The Department of Homeland Security (DHS) has issued a final rule that finalizes policies related to making a public charge inadmissibility determination.
CHA applauds DHS for finalizing policies that ensure individuals who choose to access health-related benefits and other supplemental government services available to them, including most Medicaid benefits (except for long-term institutionalization) and the Children’s Health Insurance Program, will not be penalized when evaluating permanent residency applications.
DHS will also not consider non-cash benefits provided by other government agencies, including food and nutrition assistance such as the Supplemental Nutrition Assistance Program; disaster assistance received under the Stafford Act; pandemic assistance; benefits received via a tax credit or deduction; and government pensions or other earned benefits. Receipt of cash-based benefits such as Supplemental Security Income, Temporary Assistance for Needy Families, and other similar programs will not automatically exclude an individual from admission or green card eligibility and will instead be considered in a “totality of the circumstances” analysis.

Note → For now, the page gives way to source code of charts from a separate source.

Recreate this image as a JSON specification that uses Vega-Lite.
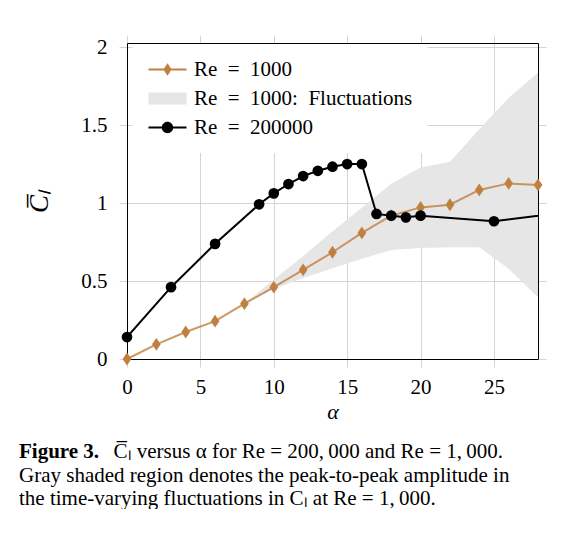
{
  "$schema": "https://vega.github.io/schema/vega-lite/v6.json",
  "width": 411,
  "height": 316,
  "autosize": {"type": "pad"},
  "padding": {"left": 19, "top": 34, "right": 0, "bottom": 0},
  "config": {
    "view": {"stroke": null},
    "font": "Liberation Serif",
    "axis": {
      "labelFont": "Liberation Serif",
      "labelFontSize": 21,
      "labelColor": "black",
      "titleFont": "Liberation Serif",
      "titleColor": "black",
      "titleFontWeight": "normal",
      "gridColor": "#d4d4d4",
      "gridWidth": 1,
      "tickColor": "#d4d4d4",
      "tickSize": 8,
      "tickWidth": 1,
      "domain": true,
      "domainColor": "black",
      "domainWidth": 1,
      "labelFlush": false,
      "labelOverlap": false
    }
  },
  "title": {
    "text": "Figure 3.",
    "subtitle": [
      "\u200b\u2003\u2003\u2003\u2003\u2002C\u0305\u2097 versus α for Re = 200,\u2009000 and Re = 1,\u2009000.",
      "Gray shaded region denotes the peak-to-peak amplitude in",
      "the time-varying fluctuations in C\u2097 at Re = 1,\u2009000."
    ],
    "orient": "bottom",
    "anchor": "start",
    "frame": "group",
    "dx": -108,
    "offset": 19,
    "baseline": "top",
    "font": "Liberation Serif",
    "fontSize": 21,
    "fontWeight": "bold",
    "color": "black",
    "subtitleFont": "Liberation Serif",
    "subtitleFontSize": 21,
    "subtitleFontWeight": "normal",
    "subtitleColor": "black",
    "subtitlePadding": -21,
    "subtitleLineHeight": 23.5
  },
  "datasets": {
    "lines": [
      {"series": "Re = 1000", "x": 0, "y": 0},
      {"series": "Re = 1000", "x": 2, "y": 0.094},
      {"series": "Re = 1000", "x": 4, "y": 0.173},
      {"series": "Re = 1000", "x": 6, "y": 0.243},
      {"series": "Re = 1000", "x": 8, "y": 0.355},
      {"series": "Re = 1000", "x": 10, "y": 0.461},
      {"series": "Re = 1000", "x": 12, "y": 0.572},
      {"series": "Re = 1000", "x": 14, "y": 0.685},
      {"series": "Re = 1000", "x": 16, "y": 0.809},
      {"series": "Re = 1000", "x": 18, "y": 0.92},
      {"series": "Re = 1000", "x": 20, "y": 0.973},
      {"series": "Re = 1000", "x": 22, "y": 0.99},
      {"series": "Re = 1000", "x": 24, "y": 1.085},
      {"series": "Re = 1000", "x": 26, "y": 1.127},
      {"series": "Re = 1000", "x": 28, "y": 1.117},
      {"series": "Re = 200000", "x": 0, "y": 0.141},
      {"series": "Re = 200000", "x": 3, "y": 0.461},
      {"series": "Re = 200000", "x": 6, "y": 0.739},
      {"series": "Re = 200000", "x": 9, "y": 0.993},
      {"series": "Re = 200000", "x": 10, "y": 1.063},
      {"series": "Re = 200000", "x": 11, "y": 1.123},
      {"series": "Re = 200000", "x": 12, "y": 1.174},
      {"series": "Re = 200000", "x": 13, "y": 1.208},
      {"series": "Re = 200000", "x": 14, "y": 1.234},
      {"series": "Re = 200000", "x": 15, "y": 1.251},
      {"series": "Re = 200000", "x": 16, "y": 1.251},
      {"series": "Re = 200000", "x": 17, "y": 0.931},
      {"series": "Re = 200000", "x": 18, "y": 0.92},
      {"series": "Re = 200000", "x": 19, "y": 0.909},
      {"series": "Re = 200000", "x": 20, "y": 0.92},
      {"series": "Re = 200000", "x": 25, "y": 0.884},
      {"series": "Re = 200000", "x": 30, "y": 0.944}
    ],
    "band": [
      {"series": "Re = 1000: Fluctuations", "x": 8, "lo": 0.355, "hi": 0.355},
      {"series": "Re = 1000: Fluctuations", "x": 10, "lo": 0.45, "hi": 0.51},
      {"series": "Re = 1000: Fluctuations", "x": 12, "lo": 0.52, "hi": 0.66},
      {"series": "Re = 1000: Fluctuations", "x": 14, "lo": 0.583, "hi": 0.82},
      {"series": "Re = 1000: Fluctuations", "x": 16, "lo": 0.643, "hi": 0.97},
      {"series": "Re = 1000: Fluctuations", "x": 18, "lo": 0.70, "hi": 1.125},
      {"series": "Re = 1000: Fluctuations", "x": 20, "lo": 0.713, "hi": 1.229},
      {"series": "Re = 1000: Fluctuations", "x": 22, "lo": 0.717, "hi": 1.266},
      {"series": "Re = 1000: Fluctuations", "x": 24, "lo": 0.717, "hi": 1.475},
      {"series": "Re = 1000: Fluctuations", "x": 26, "lo": 0.579, "hi": 1.677},
      {"series": "Re = 1000: Fluctuations", "x": 28, "lo": 0.397, "hi": 1.837}
    ]
  },
  "layer": [
    {
      "data": {"name": "band"},
      "mark": {"type": "area", "opacity": 1},
      "encoding": {
        "x": {
          "field": "x", "type": "quantitative",
          "scale": {"domain": [0, 28], "nice": false, "zero": false},
          "axis": {"orient": "bottom", "values": [0, 5, 10, 15, 20, 25], "grid": true, "title": "α", "titleFontStyle": "italic", "titleFontSize": 22, "titlePadding": 4, "labelPadding": 9}
        },
        "y": {
          "field": "lo", "type": "quantitative",
          "scale": {"domain": [0, 2.028], "nice": false},
          "axis": {"orient": "left", "values": [0, 0.5, 1, 1.5, 2], "format": "~g", "grid": true, "title": "C\u0305\u2097", "titleFontStyle": "italic", "titleFontSize": 27, "titlePadding": 27, "labelPadding": 12}
        },
        "y2": {"field": "hi"},
        "color": {
          "field": "series", "type": "nominal",
          "scale": {"domain": ["Re = 1000", "Re = 1000: Fluctuations", "Re = 200000"], "range": ["#BF8040", "#E6E6E6", "#000000"]},
          "legend": {
            "orient": "none",
            "legendX": 5.5,
            "legendY": 1,
            "title": null,
            "padding": 15,
            "fillColor": "white",
            "labelFont": "Liberation Serif",
            "labelFontSize": 21,
            "labelColor": "black",
            "labelLimit": 500,
            "labelOffset": 25.4,
            "rowPadding": 7,
            "symbolSize": 361,
            "symbolStrokeWidth": 0,
            "symbolOpacity": 1,
            "labelExpr": "replace(replace(datum.label, ' = ', '\u2002=\u2002'), ': ', ':\u2002')"
          }
        }
      }
    },
    {
      "data": {"name": "band"},
      "transform": [{"filter": "false"}],
      "mark": {"type": "point", "filled": true, "opacity": 1, "strokeWidth": 0},
      "encoding": {
        "x": {"field": "x", "type": "quantitative", "scale": {"domain": [0, 28], "nice": false, "zero": false}, "axis": null},
        "y": {"field": "lo", "type": "quantitative", "scale": {"domain": [0, 2.028], "nice": false}, "axis": null},
        "color": {"field": "series", "type": "nominal"},
        "shape": {
          "field": "series", "type": "nominal",
          "scale": {
            "domain": ["Re = 1000", "Re = 1000: Fluctuations", "Re = 200000"],
            "range": [
              "M-1,-0.1L3,-0.1L3,0.1L-1,0.1ZM1,-0.65L1.44,0L1,0.65L0.56,0Z",
              "M-1,-0.63L3,-0.63L3,0.63L-1,0.63Z",
              "M-1,-0.1L3,-0.1L3,0.1L-1,0.1ZM1.6,0A0.6,0.6,0,1,1,0.4,0A0.6,0.6,0,1,1,1.6,0Z"
            ]
          }
        }
      }
    },
    {
      "data": {"name": "lines"},
      "transform": [{"filter": "datum.series === 'Re = 1000'"}],
      "mark": {"type": "line", "strokeWidth": 2, "strokeOpacity": 0.8, "color": "#BF8040"},
      "encoding": {
        "x": {"field": "x", "type": "quantitative", "scale": {"domain": [0, 28], "nice": false, "zero": false}, "axis": null},
        "y": {"field": "y", "type": "quantitative", "scale": {"domain": [0, 2.028], "nice": false}, "axis": null}
      }
    },
    {
      "data": {"name": "lines"},
      "transform": [{"filter": "datum.series === 'Re = 1000'"}],
      "mark": {"type": "point", "filled": true, "shape": "M0,-1L0.68,0L0,1L-0.68,0Z", "size": 165, "opacity": 1, "color": "#BF8040"},
      "encoding": {
        "x": {"field": "x", "type": "quantitative", "scale": {"domain": [0, 28], "nice": false, "zero": false}, "axis": null},
        "y": {"field": "y", "type": "quantitative", "scale": {"domain": [0, 2.028], "nice": false}, "axis": null}
      }
    },
    {
      "data": {"name": "lines"},
      "transform": [{"filter": "datum.series === 'Re = 200000'"}],
      "mark": {"type": "line", "strokeWidth": 2, "clip": true, "color": "#000000"},
      "encoding": {
        "x": {"field": "x", "type": "quantitative", "scale": {"domain": [0, 28], "nice": false, "zero": false},
          "axis": {"orient": "top", "values": [0, 5, 10, 15, 20, 25], "labels": false, "grid": false, "title": null}},
        "y": {"field": "y", "type": "quantitative", "scale": {"domain": [0, 2.028], "nice": false},
          "axis": {"orient": "right", "values": [0, 0.5, 1, 1.5, 2], "labels": false, "grid": false, "title": null}}
      }
    },
    {
      "data": {"name": "lines"},
      "transform": [{"filter": "datum.series === 'Re = 200000' && datum.x <= 28"}],
      "mark": {"type": "point", "filled": true, "shape": "circle", "size": 115, "opacity": 1, "color": "#000000"},
      "encoding": {
        "x": {"field": "x", "type": "quantitative", "scale": {"domain": [0, 28], "nice": false, "zero": false}, "axis": null},
        "y": {"field": "y", "type": "quantitative", "scale": {"domain": [0, 2.028], "nice": false}, "axis": null}
      }
    }
  ],
  "resolve": {"axis": {"x": "independent", "y": "independent"}}
}
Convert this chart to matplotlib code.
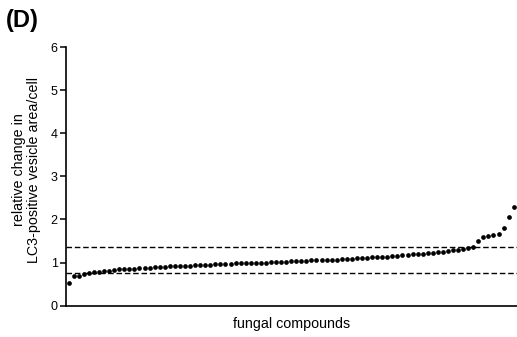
import matplotlib
matplotlib.use("Agg")
import matplotlib.pyplot as plt

plt.rcParams['font.family'] = ['Liberation Sans', 'DejaVu Sans']

values = [0.52, 0.68, 0.70, 0.74, 0.75, 0.77, 0.78, 0.80, 0.81, 0.83,
          0.84, 0.85, 0.85, 0.86, 0.87, 0.87, 0.88, 0.89, 0.89, 0.90,
          0.91, 0.91, 0.92, 0.93, 0.93, 0.94, 0.94, 0.95, 0.95, 0.96,
          0.96, 0.97, 0.97, 0.98, 0.98, 0.99, 0.99, 0.99, 1.00, 1.00,
          1.01, 1.01, 1.02, 1.02, 1.03, 1.03, 1.04, 1.04, 1.05, 1.05,
          1.06, 1.06, 1.07, 1.07, 1.08, 1.09, 1.09, 1.10, 1.11, 1.11,
          1.12, 1.13, 1.14, 1.14, 1.15, 1.16, 1.17, 1.18, 1.19,
          1.20, 1.21, 1.22, 1.23, 1.24, 1.25, 1.26, 1.29, 1.30, 1.32,
          1.33, 1.35, 1.49, 1.59, 1.62, 1.64, 1.66, 1.80, 2.05, 2.29]
thresholds = [1.35, 0.75]
yticks = [0, 1, 2, 3, 4, 5, 6]

fig = plt.figure(figsize=(5.17, 3.37), dpi=100)
ax = fig.add_axes([0.1277, 0.0929, 0.8723, 0.7676])

x = list(range(len(values)))
ax.plot(x, values, 'o', color='black', markersize=3.4, markeredgewidth=0, zorder=3)
for t in thresholds:
    ax.axhline(t, color='black', linewidth=1.0, linestyle=(0, (4, 2)), zorder=2)

ax.set_xlim(-0.53, len(values) - 1 + 0.65)
ax.set_ylim(0, 6)
ax.set_yticks(yticks)
ax.set_xticks([])
ax.tick_params(axis='y', labelsize=9, length=4.5, width=1.1, direction='out', pad=1.5)
for s in ['top', 'right']:
    ax.spines[s].set_visible(False)
for s in ['left', 'bottom']:
    ax.spines[s].set_linewidth(1.2)

ax.set_ylabel('relative change in\nLC3-positive vesicle area/cell', fontsize=10.3,
              linespacing=1.1)
ax.yaxis.set_label_coords(-0.056, 0.525)
ax.set_xlabel('fungal compounds', fontsize=10.3, labelpad=8)

fig.text(0.012, 0.972, '(D)', fontsize=17, fontweight='bold', va='top', ha='left')

fig.savefig('out.png', dpi=100)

In the comments CHA submitted in response to the proposed rulemaking, CHA praised DHS for proposing policies that address many of the concerns that contributed to the chilling effect of the 2019 public charge final rule. CHA strongly supported proposed policies that limit public charge determinations to specific benefits for subsistence, consideration of the totality of circumstances, and clarifying that only receipt of public benefits by named beneficiaries are considered in public charge inadmissibility determinations.